Nun also, Jahrzehnte später, hörte ich mir vieles davon erneut an, und nicht nur vor Begeisterung bekam ich zwischendurch rote Wangen, denn auch so manche Schamesröte stieg mir ins Gesicht. Bei einigen Titeln erinnerte ich mich an echtes Wohlgefallen, wovon jetzt aber nichts mehr übrig war. Was habe ich nur damals an dieser Musik so toll gefunden? Nach wie vor bin ich Anhängerin von Rock-Musik, aber manches war schon schrecklich.

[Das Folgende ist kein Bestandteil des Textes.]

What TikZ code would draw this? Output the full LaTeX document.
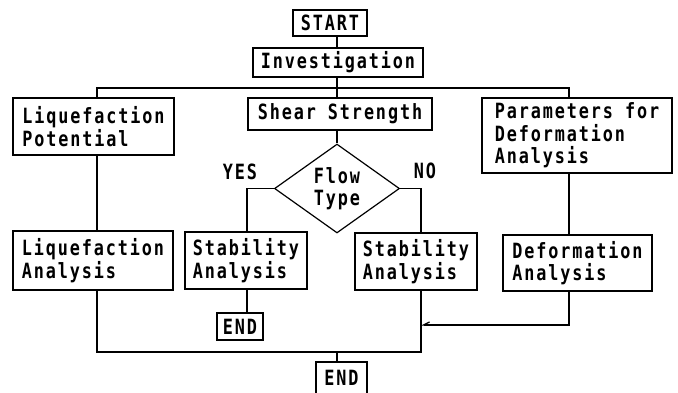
\documentclass[tikz,border=0pt]{standalone}
\usepackage{fontspec}
\usepackage{tikz}
\usetikzlibrary{shapes.geometric,arrows.meta}
\newfontfamily\chartfont[FakeStretch=0.8,LetterSpace=9]{DejaVu Sans Mono}

\begin{document}
\begin{tikzpicture}
        [x=1pt,y=-1pt,line width=1.2pt,
         every node/.style={font=\chartfont\bfseries\fontsize{21}{22.5}\selectfont,inner sep=0pt},
         box/.style={draw,rectangle,align=left},
         decision/.style={draw,diamond,align=center,minimum width=125pt,minimum height=83pt}]
        \useasboundingbox (0,0) rectangle (678,392);

        % column lines
        \coordinate (colL) at (97,0);
        \coordinate (colM) at (337,0);
        \coordinate (colR) at (569,0);
        \coordinate (colS1) at (247,0);
        \coordinate (colS2) at (421,0);
        \coordinate (bar) at (337,88);
        \coordinate (join) at (337,352);
        \coordinate (merge) at (421,325);

        \node[box,minimum width=74pt,minimum height=26pt] (start) at (330,23) {START};
        \node[box,minimum width=170pt,minimum height=29pt] (invest) at (338,62.5) {Investigation};
        \node[box,minimum width=161pt,minimum height=57pt] (liqpot) at (93.5,126.5) {Liquefaction\\Potential};
        \node[box,minimum width=184pt,minimum height=32pt] (shear) at (340,114) {Shear Strength};
        \node[box,minimum width=190pt,minimum height=75pt] (param) at (577,135.5) {Parameters for\\Deformation\\Analysis};
        \node[decision] (flow) at (337,188.5) {Flow\\Type};
        \node (yes) at (240,172) {YES};
        \node (no) at (425,171) {NO};
        \node[box,minimum width=160pt,minimum height=59pt] (liqana) at (93,260.5) {Liquefaction\\Analysis};
        \node[box,minimum width=122pt,minimum height=57pt] (stab1) at (246,260.5) {Stability\\Analysis};
        \node[box,minimum width=122pt,minimum height=57pt] (stab2) at (416,261.5) {Stability\\Analysis};
        \node[box,minimum width=149pt,minimum height=56pt] (defana) at (577.5,263) {Deformation\\Analysis};
        \node[box,minimum width=46pt,minimum height=27pt] (end1) at (240,326.5) {END};
        \node[box,minimum width=51pt,minimum height=32pt] (end2) at (341.5,378) {END};

        \draw (start.south -| colM) -- (invest.north -| colM);
        \draw (invest.south -| colM) -- (bar);
        \draw (liqpot.north -| colL) |- (bar) -| (param.north -| colR);
        \draw (bar) -- (shear.north -| colM);
        \draw (shear.south -| colM) -- (flow.north);
        \draw (flow.west) -| (stab1.north -| colS1);
        \draw (flow.east) -| (stab2.north -| colS2);
        \draw (liqpot.south -| colL) -- (liqana.north -| colL);
        \draw (param.south -| colR) -- (defana.north -| colR);
        \draw (stab1.south -| colS1) -- (end1.north -| colS1);
        \draw (liqana.south -| colL) |- (join) -| (stab2.south -| colS2);
        \draw (join) -- (end2.north -| colM);
        \draw [-{Straight Barb[harpoon,swap,length=6pt,width=6pt]}] (defana.south -| colR) |- (merge);

    \end{tikzpicture}
\end{document}
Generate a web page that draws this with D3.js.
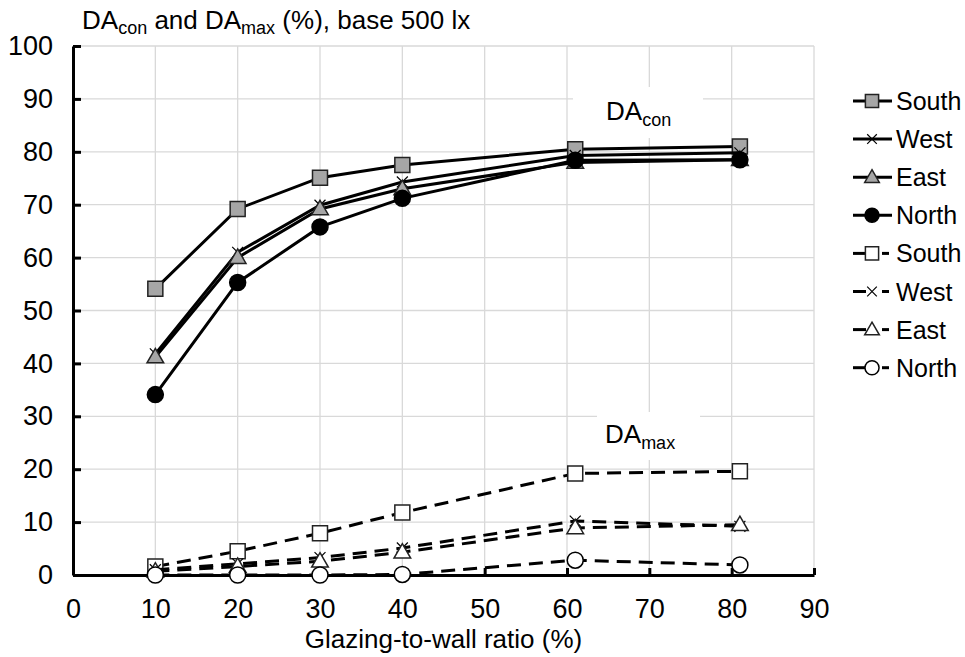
<!DOCTYPE html>
<html>
<head>
<meta charset="utf-8">
<script src="https://cdn.jsdelivr.net/npm/d3@7"></script>
<style>
  body { margin: 0; background: #fff; }
  text { font-family: "Liberation Sans", Arial, sans-serif; fill: #000; }
</style>
</head>
<body>
<div id="chart"></div>
<script>
// glazing-to-wall ratios (x)
const ratios = [10, 20, 30, 40, 61, 81];

// DA continuous (%)
const conSouth = [54.1, 69.2, 75.1, 77.5, 80.5, 81.0];
const conWest  = [41.8, 61.0, 69.9, 74.3, 79.3, 79.8];
const conEast  = [41.2, 60.0, 69.2, 73.0, 78.0, 78.5];
const conNorth = [34.1, 55.3, 65.8, 71.2, 78.4, 78.5];

// DA max (%)
const maxSouth = [1.6, 4.5, 7.9, 11.8, 19.2, 19.6];
const maxWest  = [1.0, 2.1, 3.3, 5.1, 10.2, 9.2];
const maxEast  = [0.7, 1.6, 2.6, 4.3, 8.9, 9.5];
const maxNorth = [0.0, 0.0, 0.0, 0.1, 2.8, 1.9];

const xTicks = [0, 10, 20, 30, 40, 50, 60, 70, 80, 90];
const yTicks = [0, 10, 20, 30, 40, 50, 60, 70, 80, 90, 100];

const series = [
  { name: "South", values: conSouth, shape: "square",   fill: "#a6a6a6", dashed: false },
  { name: "West",  values: conWest,  shape: "cross",    fill: "none",    dashed: false },
  { name: "East",  values: conEast,  shape: "triangle", fill: "#a6a6a6", dashed: false },
  { name: "North", values: conNorth, shape: "circle",   fill: "#000",    dashed: false },
  { name: "South", values: maxSouth, shape: "square",   fill: "#fff",    dashed: true },
  { name: "West",  values: maxWest,  shape: "cross",    fill: "none",    dashed: true },
  { name: "East",  values: maxEast,  shape: "triangle", fill: "#fff",    dashed: true },
  { name: "North", values: maxNorth, shape: "circle",   fill: "#fff",    dashed: true }
];

const width = 965, height = 657;
const svg = d3.select("#chart").append("svg")
  .attr("width", width)
  .attr("height", height);

const x = d3.scaleLinear().domain([0, 90]).range([73, 814]);
const y = d3.scaleLinear().domain([0, 100]).range([575, 46]);

// gridlines
const grid = svg.append("g").attr("stroke", "#d9d9d9").attr("stroke-width", 1.3);
grid.selectAll(".hg").data(yTicks.filter(d => d > 0)).enter().append("line")
  .attr("x1", x(0)).attr("x2", x(90))
  .attr("y1", d => y(d)).attr("y2", d => y(d));
grid.selectAll(".vg").data(xTicks.filter(d => d > 0)).enter().append("line")
  .attr("y1", y(0)).attr("y2", y(100))
  .attr("x1", d => x(d)).attr("x2", d => x(d));

// in-plot labels with white boxes
function subLabel(g, tx, ty, sub) {
  const t = g.append("text").attr("x", tx).attr("y", ty).style("font-size", "26px");
  t.append("tspan").text("DA");
  t.append("tspan").attr("dy", 6).style("font-size", "18px").text(sub);
}
svg.append("rect").attr("x", 573).attr("y", 87).attr("width", 130).attr("height", 51).attr("fill", "#fff");
subLabel(svg, 606, 120, "con");
svg.append("rect").attr("x", 597).attr("y", 412).attr("width", 103).attr("height", 48).attr("fill", "#fff");
subLabel(svg, 605, 443, "max");

// axes
const xAxis = d3.axisBottom(x).tickValues(xTicks).tickSizeInner(-7).tickSizeOuter(0).tickPadding(24);
const yAxis = d3.axisLeft(y).tickValues(yTicks).tickSizeInner(-8).tickSizeOuter(0).tickPadding(20);

const gx = svg.append("g").attr("transform", `translate(0,${y(0)})`).call(xAxis);
const gy = svg.append("g").attr("transform", `translate(${x(0)},0)`).call(yAxis);
[gx, gy].forEach(g => {
  g.select(".domain").attr("stroke", "#000").attr("stroke-width", 3);
  g.selectAll(".tick line").attr("stroke", "#000").attr("stroke-width", 3);
  g.selectAll(".tick text").style("font-size", "27px").attr("fill", "#000")
    .style("font-family", '"Liberation Sans", Arial, sans-serif');
});

// axis title
svg.append("text").attr("x", (x(0) + x(90)) / 2).attr("y", 648)
  .attr("text-anchor", "middle").style("font-size", "26px")
  .text("Glazing-to-wall ratio (%)");

// chart title
const title = svg.append("text").attr("x", 82).attr("y", 29).style("font-size", "26px");
title.append("tspan").text("DA");
title.append("tspan").attr("dy", 5).style("font-size", "18px").text("con");
title.append("tspan").attr("dy", -5).text(" and DA");
title.append("tspan").attr("dy", 5).style("font-size", "18px").text("max");
title.append("tspan").attr("dy", -5).text(" (%), base 500 lx");

// markers
function marker(g, shape, fill, cx, cy, k = 1) {
  if (shape === "square") {
    g.append("path").attr("d", d3.symbol(d3.symbolSquare, 225 * k * k)())
      .attr("transform", `translate(${cx},${cy})`)
      .attr("fill", fill).attr("stroke", "#222").attr("stroke-width", 1.5);
  } else if (shape === "triangle") {
    g.append("path").attr("d", d3.symbol(d3.symbolTriangle, 120 * k * k)())
      .attr("transform", `translate(${cx},${cy + 1})`)
      .attr("fill", fill).attr("stroke", "#222").attr("stroke-width", 1.5);
  } else if (shape === "circle") {
    g.append("circle").attr("cx", cx).attr("cy", cy).attr("r", 8 * k)
      .attr("fill", fill).attr("stroke", "#000").attr("stroke-width", 1.5);
  } else {
    g.append("path").attr("d", d3.symbol(d3.symbolTimes, 80 * k * k)())
      .attr("transform", `translate(${cx},${cy})`)
      .attr("fill", "none").attr("stroke", "#000").attr("stroke-width", 1.2);
  }
}

const line = d3.line().x((d, i) => x(ratios[i])).y(d => y(d));

series.forEach(s => {
  const g = svg.append("g");
  g.append("path").datum(s.values).attr("d", line)
    .attr("fill", "none").attr("stroke", "#000").attr("stroke-width", 3)
    .attr("stroke-dasharray", s.dashed ? "14,8" : null);
  s.values.forEach((v, i) => marker(g, s.shape, s.fill, x(ratios[i]), y(v)));
});

// legend
const legend = svg.append("g");
series.forEach((s, i) => {
  const ly = 101 + i * 38.1;
  const g = legend.append("g");
  if (s.dashed) {
    g.append("line").attr("x1", 853).attr("x2", 866).attr("y1", ly).attr("y2", ly)
      .attr("stroke", "#000").attr("stroke-width", 3);
    g.append("line").attr("x1", 882).attr("x2", 889).attr("y1", ly).attr("y2", ly)
      .attr("stroke", "#000").attr("stroke-width", 3);
  } else {
    g.append("line").attr("x1", 853).attr("x2", 892).attr("y1", ly).attr("y2", ly)
      .attr("stroke", "#000").attr("stroke-width", 3);
  }
  marker(g, s.shape, s.fill, 872, ly, 0.88);
  g.append("text").attr("x", 896).attr("y", ly).attr("dy", "0.36em")
    .style("font-size", "25px").text(s.name);
});
</script>
</body>
</html>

Nach etwa zwei Stunden des tapferen Zuhörens schaltete ich den Plattenspieler aus, und die Ruhe war unbeschreiblich. Es war wohl des Guten zuviel. Trotzdem. Mein Ausflug in die Niederungen des Plattenregals hat sich gelohnt. Nicht nur, dass ich überrascht war, wie sich mein Geschmack verändert hat. Erst recht spannend fand ich, welche Erinnerungen an konkrete Situationen aufkamen oder welche Gedanken aufblitzten. Welche Situation mir in den Sinn kam, an die ich Jahrzehnte lang nicht mehr gedacht habe, während im Dauerlauf „Wheels on Fire“ von Julie Driscoll lief, kann ich hier nicht wiedergeben.
Also – soweit noch vorhanden: Ran an die alten schwarzen Scheiben. Es macht wirklich Spaß.